Syracuse University’s Identity Crisis

It seems like Syracuse University has been in the news a lot lately, and not in a good way.  First there was the announcement that we are the nation’s #1 “Party School,” then the Advocacy Center was closed in the shadiest manner possible, igniting student protests, and now there is news that Chancellor Syverud is slashing funding to the Posse program, which provides underprivileged students funding opportunities to attend our university.  While it might be tempting to see these as discrete events, they are in fact connected, all part of SU’s identity crisis, as it struggles with how it wants to face the challenges of the 21st Century.

This crisis is itself part of a larger cultural debate about how we think about a college education, what that actually means, and how we even understand the university as an institution.  At stake, I would argue, is also the fact that, beneath all of these arguments and hand-wringing over SU’s academic identity is a belief (held by unfortunately too many) that underprivileged students just aren’t cut out for the academic life.  How dare they (these voices seem to imply) drag down our lofty academic standards with their unpreparedness (after all, how can students from poorer and ethnic neighborhoods POSSIBLY be prepared for the rigours of a private school like Syracuse)?  And beneath that, a more sinister question:  how dare they seek to use the university for social betterment?
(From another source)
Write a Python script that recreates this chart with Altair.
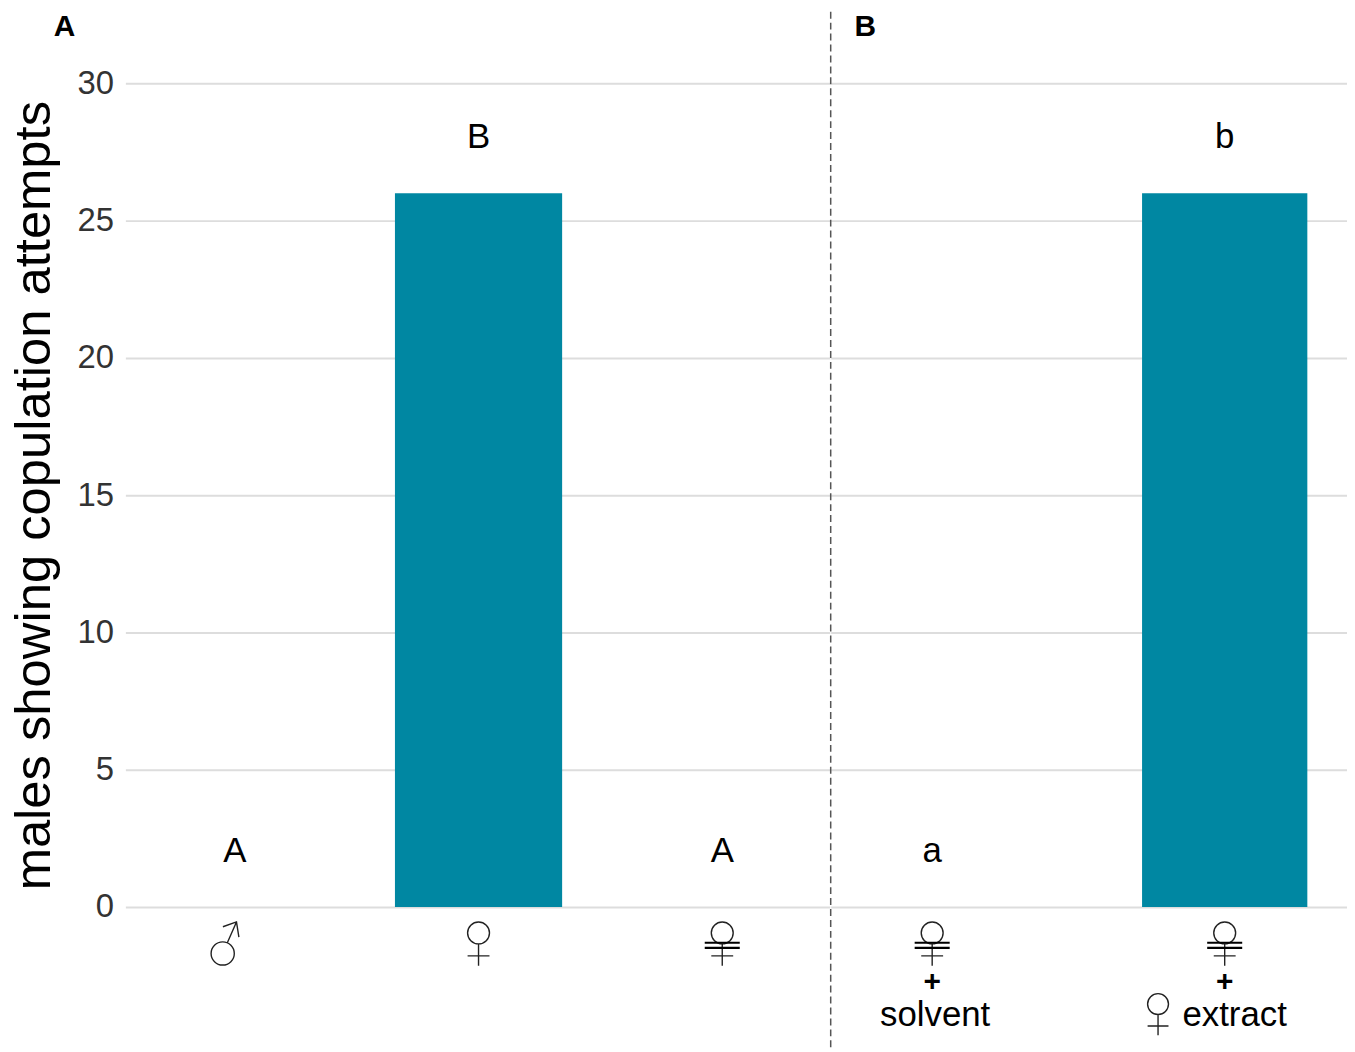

As a graduate student here at Syracuse, I have seen this battle over our identity coming for a long while.  Even when I served on the University Senate back in 2011, there was a small but vocal group of faculty protesting that Chancellor Cantor’s efforts to throw open the university’s doors to various minority groups was a serious threat to the school’s academic integrity, as if somehow these students would damage SU’s precarious claim to a prestige on league with the Ivies.  Of course, the obvious racism and classism was carefully obscured behind carefully chosen language, but it was there for those who had learned the hard way to expect it.

At the heart of this, it seems to me, is a struggle within the university about what image Syracuse wants to project  to the outside world.  Do they/we want to be seen as on par with the Ivies (with all of the problems that entails), or do they/we want to be seen as a university that is showing what the Academy can accomplish when it finally frees itself of the shackles of racism and classism that haunt its origins and, as this incident reveals, its current worldview?

For me, at least, the answer is an easy one.  Rather than continuing to cling to outmoded ways of evaluating the worth of a college education (I’m looking at you, U.S. News and World Report), we should start thinking about the social mission that the university should embrace.  This isn’t to downplay the importance of research (since that is important, in all fields), but to suggest instead that, when twinned with a social justice mission, research and a rigourous approach to teaching and pedagogy can lay the foundations for a more just society.  Syracuse University has the potential to lead the charge, if only the leadership will start making the right choices, leading us into the future instead of clinging to a hopeless past.